Task input.

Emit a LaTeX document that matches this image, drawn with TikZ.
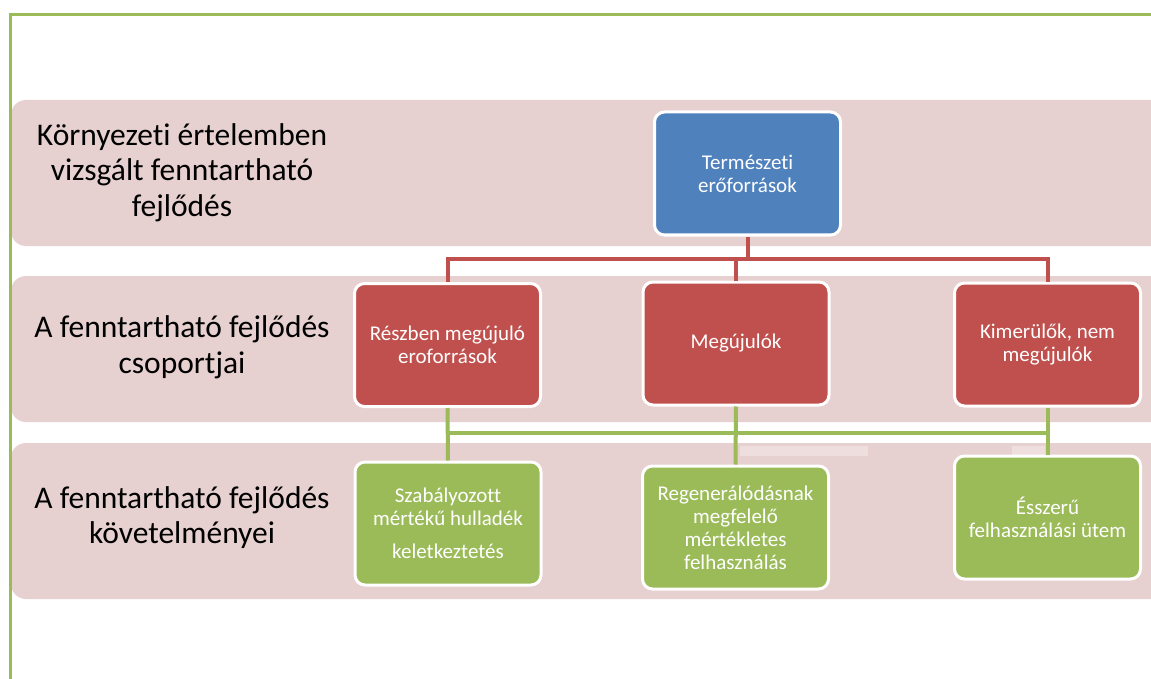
\documentclass[tikz,border=0pt]{standalone}
\usepackage{fontspec}
\setmainfont{Carlito}[Ligatures={NoCommon}]
\definecolor{bandpink}{RGB}{231,208,208}
\definecolor{lightpink}{RGB}{238,222,222}
\definecolor{oblue}{RGB}{79,129,189}
\definecolor{ored}{RGB}{192,80,77}
\definecolor{ogreen}{RGB}{155,187,89}
\tikzset{
  band/.style={fill=bandpink, rounded corners=15pt},
  box/.style={rounded corners=10pt, draw=white, line width=3pt, minimum width=186pt, minimum height=123pt, text=white, align=center, inner sep=2pt, font=\fontsize{21}{23}\selectfont},
  bluebox/.style={box, fill=oblue},
  redbox/.style={box, fill=ored},
  greenbox/.style={box, fill=ogreen},
  lab/.style={align=center, text=black, inner sep=0pt, font=\fontsize{31.5}{35.5}\selectfont},
  rline/.style={draw=ored, line width=4pt},
  gline/.style={draw=ogreen, line width=4pt},
  frameline/.style={draw=ogreen, line width=3pt}
}
\begin{document}
\begin{tikzpicture}[x=1pt,y=-1pt]
\useasboundingbox[fill=white] (0,0) rectangle (1151,679);
\begin{scope}
\clip (0,0) rectangle (1151,679);
\fill[band] (11,100) rectangle (1180,246);
\fill[band] (11,276) rectangle (1180,422);
\fill[band] (11,443) rectangle (1180,599);
\fill[lightpink] (740,446) rectangle (868,456);
\fill[lightpink] (1012,446) rectangle (1045,455);
\draw[frameline] (10,679) -- (10,14.5) -- (1151,14.5);
\end{scope}

% left labels
\node[lab] (l1) at (182,172.5) {Környezeti értelemben\\vizsgált fenntartható\\fejlődés};
\node[lab] (l2) at (182,347.5) {A fenntartható fejlődés\\csoportjai};
\node[lab] (l3) at (182,517.5) {A fenntartható fejlődés\\követelményei};

% boxes
\node[bluebox] (top) at (747.5,173.5) {Természeti\\erőforrások};
\node[redbox] (rb) at (447.5,345) {Részben megújuló\\eroforrások};
\node[redbox] (mb) at (736,343.5) {Megújulók};
\node[redbox] (kb) at (1047.5,344.5) {Kimerülők, nem\\megújulók};
\node[greenbox] (sb) at (448,523.5) {Szabályozott\\mértékű hulladék\\[10pt]keletkeztetés};
\node[greenbox] (fb) at (735.5,527.5) {Regenerálódásnak\\megfelelő\\mértékletes\\felhasználás};
\node[greenbox] (eb) at (1047.5,517.5) {Ésszerű\\felhasználási ütem};

% red connectors
\draw[rline] (top.south) -- (top.south |- 0,259);
\draw[rline] (rb.north) -- (rb.north |- 0,259) -- (kb.north |- 0,259) -- (kb.north);
\draw[rline] (mb.north) -- (mb.north |- 0,259);

% green connectors
\draw[gline] (rb.south) -- (sb.north);
\draw[gline] (mb.south) -- (fb.north);
\draw[gline] (kb.south) -- (eb.north);
\draw[gline] (rb.south |- 0,433) -- (kb.south |- 0,433);
\end{tikzpicture}
\end{document}
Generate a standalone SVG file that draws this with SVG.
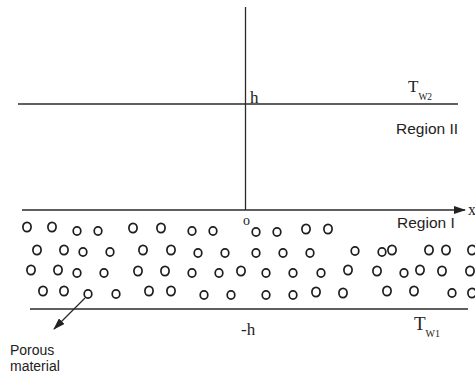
<svg xmlns="http://www.w3.org/2000/svg" width="475" height="376" viewBox="0 0 475 376">
<style>
.ln{stroke:#2a2a2a;stroke-width:1.3;fill:none}
.pU{fill:none;stroke:#1e1e1e;stroke-width:1.7}
.sans{font-family:"Liberation Sans",Arial,sans-serif;fill:#222}
.serif{font-family:"Liberation Serif","Times New Roman",serif;fill:#222}
</style>
<defs>
<marker id="ah" markerWidth="12" markerHeight="8" refX="11" refY="4" orient="auto" markerUnits="userSpaceOnUse">
<path d="M0,0 L12,4 L0,8 Z" fill="#222"/>
</marker>
<ellipse id="U" rx="4.1" ry="4.7" class="pU"/>
<ellipse id="L" rx="3.8" ry="4.1" class="pU"/>
</defs>
<rect width="475" height="376" fill="#fff"/>
<g id="connectors">
<line class="ln" x1="245.5" y1="7" x2="245.5" y2="210"/>
<line class="ln" x1="18" y1="104" x2="458" y2="104"/>
<line class="ln" x1="22" y1="210" x2="465" y2="210" marker-end="url(#ah)"/>
<line class="ln" x1="30" y1="309" x2="468" y2="309"/>
<line class="ln" x1="85" y1="298" x2="54" y2="329" marker-end="url(#ah)"/>
</g>
<g id="particles">
<use href="#U" x="27" y="227"/><use href="#U" x="52" y="227"/><use href="#L" x="77" y="231"/><use href="#L" x="98" y="231"/>
<use href="#U" x="133" y="228"/><use href="#U" x="161" y="228"/><use href="#L" x="192" y="231"/><use href="#L" x="213" y="231"/>
<use href="#L" x="256" y="232"/><use href="#L" x="277" y="232"/><use href="#U" x="306" y="229"/><use href="#U" x="328" y="229"/>

<use href="#U" x="37" y="250"/><use href="#U" x="64" y="250"/><use href="#L" x="83" y="252"/><use href="#L" x="110" y="252"/>
<use href="#U" x="143" y="250"/><use href="#U" x="171" y="250"/><use href="#L" x="198" y="253"/><use href="#L" x="225" y="253"/>
<use href="#L" x="256" y="253"/><use href="#L" x="283" y="253"/><use href="#L" x="310" y="253"/><use href="#L" x="355" y="251"/>
<use href="#L" x="382" y="252"/><use href="#U" x="392" y="250"/><use href="#U" x="429" y="250"/><use href="#U" x="446" y="250"/><use href="#U" x="472" y="250"/>

<use href="#U" x="31" y="270"/><use href="#U" x="58" y="270"/><use href="#L" x="77" y="273"/><use href="#L" x="104" y="273"/>
<use href="#U" x="138" y="271"/><use href="#U" x="165" y="271"/><use href="#L" x="192" y="273"/><use href="#L" x="219" y="273"/>
<use href="#U" x="241" y="271"/><use href="#L" x="266" y="273"/><use href="#L" x="293" y="273"/><use href="#L" x="321" y="273"/>
<use href="#U" x="348" y="270"/><use href="#U" x="377" y="271"/><use href="#L" x="404" y="273"/><use href="#U" x="420" y="270"/>
<use href="#U" x="442" y="271"/><use href="#U" x="470" y="271"/>

<use href="#U" x="43" y="291"/><use href="#U" x="64" y="291"/><use href="#L" x="88" y="294"/><use href="#L" x="116" y="294"/>
<use href="#U" x="149" y="291"/><use href="#U" x="171" y="291"/><use href="#L" x="204" y="295"/><use href="#L" x="231" y="295"/>
<use href="#L" x="266" y="295"/><use href="#L" x="293" y="295"/><use href="#U" x="316" y="292"/><use href="#U" x="343" y="293"/>
<use href="#U" x="387" y="291"/><use href="#U" x="414" y="291"/><use href="#L" x="452" y="293"/><use href="#U" x="472" y="293"/>
</g>
<g id="labels">
<text class="serif" x="250" y="103" font-size="17">h</text>
<text class="serif" x="408" y="92" font-size="17">T<tspan font-size="9.5" dy="8">W2</tspan></text>
<text class="sans" x="396" y="134" font-size="15.5">Region II</text>
<text class="serif" x="243" y="225" font-size="14">o</text>
<text class="serif" x="468" y="215" font-size="16">x</text>
<text class="sans" x="397" y="228" font-size="15.5">Region I</text>
<text class="serif" x="241" y="335" font-size="17">-h</text>
<text class="serif" x="414" y="330" font-size="19">T<tspan font-size="10" dy="7">W1</tspan></text>
<text class="sans" x="10" y="355" font-size="14">Porous</text>
<text class="sans" x="10" y="371" font-size="14">material</text>
</g>
</svg>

Stated exercise.
Tell how many lines above contain the word "this". Give the number alone.

Task response.
2